Set correctly. When we recreated the pantry in Lauri Hafvenstein’s 1917 house, I followed the original pattern Lauri had seen in a neighbor’s kitchen, with inset doors and half-inset drawer faces. (Lauri Hafvenstein)
  1. Are doors and drawers inset, overlay or half inset?
    Drawer faces were sometimes half inset even though the doors in the same set of cabinets were fully inset.
  1. Moulding profiles
    It should go without saying that moulding profiles are important. They can vary enormously and are one of the most distinctive and delightful details in a period kitchen. If you cannot replicate a profile yourself, you can usually have it done in the species of your choice by a millwork shop willing to custom-grind knives. Just be sure you order extra, as there will usually be a hefty set-up charge along with the grinding fee, and different batches can have dimensional variations invisible to the eye but great enough to cause headaches during installation.
  1. Edge treatment of half inset drawer faces
    These may be eased, quarter-round, beveled or moulded.

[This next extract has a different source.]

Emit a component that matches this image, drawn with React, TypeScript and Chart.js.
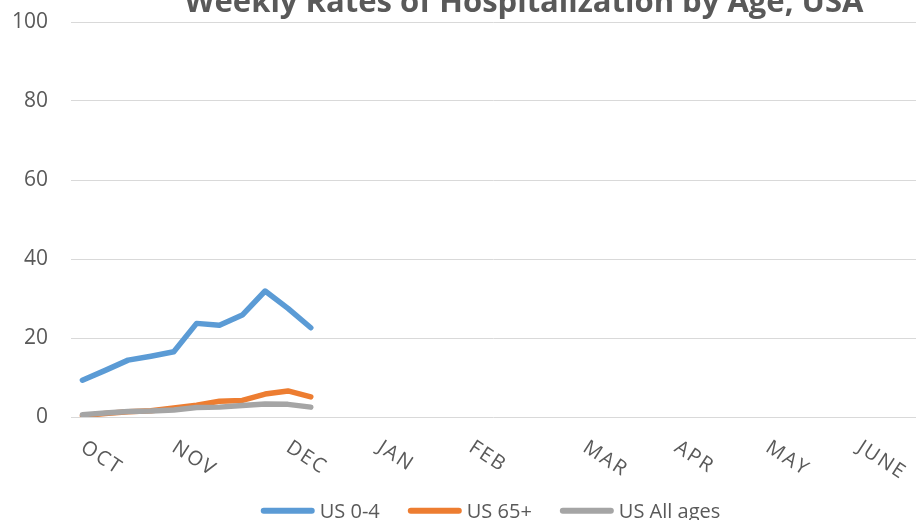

Graduated. Notice the proportions of door elements in this elevation of a pantry “dresser” from an 1899 carpenter’s guide. (A gift to the author from Charles Bickford)
  1. Proportions of graduated drawers
    Along with the proportions of face frames and door components, one of the least-noticed and most critical aspects of historic kitchens is the proportions of drawer faces. Many cabinetmakers make the mistake of building all the drawer faces in a stack to the same size. Not only does this look terrible, because when viewed from above (i.e., from normal standing height), the bottom drawer will inevitably look smaller than the rest, and so, out of scale. It’s also not how drawers were traditionally sized. You can make as many adverse comparisons as you like between 19th-century cabinetmakers and the furniture made by those who worked in the golden zone of northeastern American states during the late 18th century, but even oft-maligned Victorians worked with a tradition grounded in classical proportions. This was one of the first and most important lessons I learned from Roy Griffiths in 1980.
Toe kicks. Flush toe kicks were an option in 1927, and still are today. (1927 Universal millwork catalog)
  1. Toe kicks
    Are they flush (i.e., does the bottom rail of the face frame go all the way to the floor) or recessed? If the toe kick is partially recessed – i.e., if the face frame stiles extend down to the floor with inset toe kicks between them – note the rhythm of this variation. In some cases the stiles are full-length only at the end of each cabinet run, with the kick recessed everywhere else. In others, the stiles may run down to the floor on each cabinet.